手加減
今回は午後を中心に更新したいと思います。都合により一日三回更新は難しいかもしれません
もう良くわからん。取り合えず距離を取ろう。幸いあんまりゴブリンが見つからず、草原の深くまで来ていたからな。「トイレに行きたい」と言えば大丈夫だろう。
「ち、ちょっと、お手洗いに行ってくるわ」
「うん」
ただ一言二言を交わそうと思っただけで声が震えてしまう。別に恋をしたことがないわけではない。俺は人並みには恋をして、人並みには失恋してきた。だが、こんな経験は初めてである。
今までの恋が嘘ではないか?と思うほどだ。まあ初めて、恋愛病の重症患者になったということだろう。俺はどんどんノースさんから離れていく。離れて止まっては深呼吸をしてを繰り返しているとどんどん頭が冷えていく。
ちょうど、ノースさんが見えなくなった辺りで完全に頭が冷えた。はぁ、俺はため息を吐いた。恥ずかしい。ただ、恥ずかしい。高校生にもなってあれはないね。
今はノースさん曰く、イケメンらしいからそれ相応の態度をとらないと。というのは無理そうだけどせめて、ノースさんの前でキョドりたくはない。
そんなことを考えているとこちらに背を向けているゴブリンが、パっと目に付いた。
俺は手加減が出来るのではないか、という自分の仮説を思い出す。もしこの仮説があっているならば頼りない男から頼りがいのある男にチェンジ出来るはずだ。俺はアクアショットより弱いだろう、アクアボールを念じる。
すると水球が出来てきた。
これから魔力操作で循環している魔力にひきずり込むようにしていく。
・・・
・・・
確かに水球の大きさは小さくなったがこれでは全く意味がない。確実にオーバーキルするだろう。というかここでやるのは危険だな。他のプレイヤーが見てしまうかもしれない。
それにこの方法では最初の大きさでバレてしまうな。では、最初から魔力が出るのをせき止めればいいのか。人がいないことを確認し、今待機中のアクアボールは遠くの地面にぶつけて、再びアクアボールと弱くしたいという意思と共に念じる。
今度は小さい水球が出てくる。
そして念のために魔力操作で魔力を引き込んでいく。
・・・
これならいける!!!
俺はゴブリンに水球を解き放った。すると水球は自動車並みの速度を出してゴブリンに迫っていく。そしてゴブリンにヒットした。なんとゴブリンは瀕死の状態ながら生きていたのだ!!

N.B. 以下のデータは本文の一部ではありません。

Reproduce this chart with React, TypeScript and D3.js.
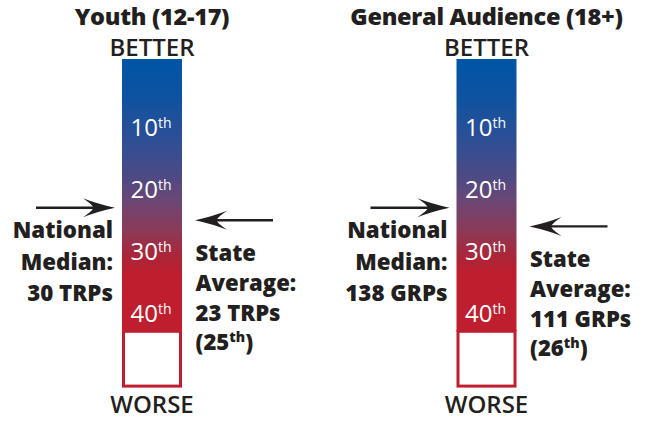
import React from "react";
import * as d3 from "d3";

// ---- data ----
const panelTitles = ["Youth (12-17)", "General Audience (18+)"];
const nationalMedianLabels = ["30 TRPs", "138 GRPs"];
const stateAverageLabels = ["23 TRPs", "111 GRPs"];
const stateAveragePercentiles = [25, 26];
const nationalMedianPercentiles = [23, 23];
const percentileTicks = [10, 20, 30, 40];
const topLabel = "BETTER";
const bottomLabel = "WORSE";

// ---- layout ----
const W = 645;
const H = 421;
const BAR_W = 60;
const FONT = "'Open Sans', 'DejaVu Sans', sans-serif";
const INK = "#231f20";
const RED = "#be1e2d";

const BAR_TOP_PCT = -1;
const GRADIENT_END_PCT = 43;
const BAR_BOTTOM_PCT = 52;

const y = d3.scaleLinear().domain([0, 50]).range([65.2, 375.2]);
const x = d3.scalePoint<string>().domain(panelTitles).range([152, 486.5]);

const arrowHead = (tipX: number, tipY: number, dir: number) => {
  // dir = 1 points right, -1 points left
  const p = d3.path();
  const L = 32;
  const Hh = 9.5;
  p.moveTo(tipX, tipY);
  p.quadraticCurveTo(tipX - dir * L * 0.55, tipY - Hh * 0.4, tipX - dir * L, tipY - Hh);
  p.quadraticCurveTo(tipX - dir * L * 0.62, tipY - 1, tipX - dir * L * 0.7, tipY);
  p.quadraticCurveTo(tipX - dir * L * 0.62, tipY + 1, tipX - dir * L, tipY + Hh);
  p.quadraticCurveTo(tipX - dir * L * 0.55, tipY + Hh * 0.4, tipX, tipY);
  p.closePath();
  return p.toString();
};

const Sup = ({ base, sup, extra }: { base: string; sup: string; extra?: string }) => (
  <>
    {base}
    <tspan dy={-8} fontSize={14}>
      {sup}
    </tspan>
    {extra !== undefined ? <tspan dy={8}>{extra}</tspan> : null}
  </>
);

export default function App() {
  return (
    <svg width={W} height={H} style={{ position: "absolute", left: 0, top: 0, background: "#fff" }}>
      <defs>
        <linearGradient id="barGrad" x1="0" y1="0" x2="0" y2="1">
          <stop offset="0%" stopColor="#0055a6" />
          <stop offset="15%" stopColor="#10529f" />
          <stop offset="30%" stopColor="#2f4f95" />
          <stop offset="42%" stopColor="#4a4a85" />
          <stop offset="52%" stopColor="#6b4775" />
          <stop offset="63%" stopColor="#8c3a57" />
          <stop offset="72%" stopColor="#aa2639" />
          <stop offset="79%" stopColor={RED} />
          <stop offset="100%" stopColor={RED} />
        </linearGradient>
      </defs>
      {panelTitles.map((title, i) => {
        const cx = x(title) as number;
        const left = cx - BAR_W / 2;
        const right = cx + BAR_W / 2;
        const natY = y(nationalMedianPercentiles[i]);
        const stY = y(stateAveragePercentiles[i]);
        const natTip = left - 7;
        const stTip = right + 13;
        return (
          <g key={title} fontFamily={FONT} fill={INK}>
            <text x={cx} y={25} textAnchor="middle" fontSize={23.5} fontWeight={800} letterSpacing={-0.3}>
              {title}
            </text>
            <text x={cx} y={56} textAnchor="middle" fontSize={24} fontWeight={600}>
              {topLabel}
            </text>
            <rect x={left} y={y(BAR_TOP_PCT)} width={BAR_W} height={y(GRADIENT_END_PCT) - y(BAR_TOP_PCT)} fill="url(#barGrad)" />
            <rect
              x={left + 1.5}
              y={y(GRADIENT_END_PCT) - 0.5}
              width={BAR_W - 3}
              height={y(BAR_BOTTOM_PCT) - y(GRADIENT_END_PCT) - 1}
              fill="#fff"
              stroke={RED}
              strokeWidth={3}
            />
            {percentileTicks.map((p) => (
              <text key={p} x={cx - 1} y={y(p) + 8.5} textAnchor="middle" fontSize={24} fill="#fff" fontWeight={400}>
                <Sup base={String(p)} sup="th" />
              </text>
            ))}
            <text x={cx} y={413} textAnchor="middle" fontSize={24} fontWeight={600}>
              {bottomLabel}
            </text>
            {/* national median arrow */}
            <line x1={natTip - 79} x2={natTip - 20} y1={natY} y2={natY} stroke={INK} strokeWidth={2.4} />
            <path d={arrowHead(natTip, natY, 1)} fill={INK} />
            <g fontSize={22.3} fontWeight={800} textAnchor="end">
              {["National", "Median:", nationalMedianLabels[i]].map((t, k) => (
                <text key={k} x={left - 9} y={natY + 30 + k * 31.7}>
                  {t}
                </text>
              ))}
            </g>
            {/* state average arrow */}
            <line x1={stTip + 20} x2={stTip + 78} y1={stY} y2={stY} stroke={INK} strokeWidth={2.4} />
            <path d={arrowHead(stTip, stY, -1)} fill={INK} />
            <g fontSize={22.1} fontWeight={800} textAnchor="start">
              {["State", "Average:", stateAverageLabels[i]].map((t, k) => (
                <text key={k} x={stTip + 0.5} y={stY + 41 + k * 30}>
                  {t}
                </text>
              ))}
              <text x={stTip + 0.5} y={stY + 41 + 3 * 30 - 1}>
                <Sup base={"(" + stateAveragePercentiles[i]} sup="th" extra=")" />
              </text>
            </g>
          </g>
        );
      })}
    </svg>
  );
}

よっしゃ!!俺は思わずガッツポーズをする。そして俺は迫ってくるゴブリンと距離を取りつつさっきと同じ方法で詠唱し、倒すことに成功した。
常に手加減さえしていれば普通のプレイヤーと同じ体験が出来るぜ!!!!!俺は歓喜した。そして、俺は陽気になりながらノースさんの下へと戻る。さっきの緊張がうそのようだ。少しドキドキしているだけである。
きっと、役立たずという烙印を惚れたノースさんに押されるのが怖かったのだろう。そんなこと優しいノースさんが思うわけないのにね。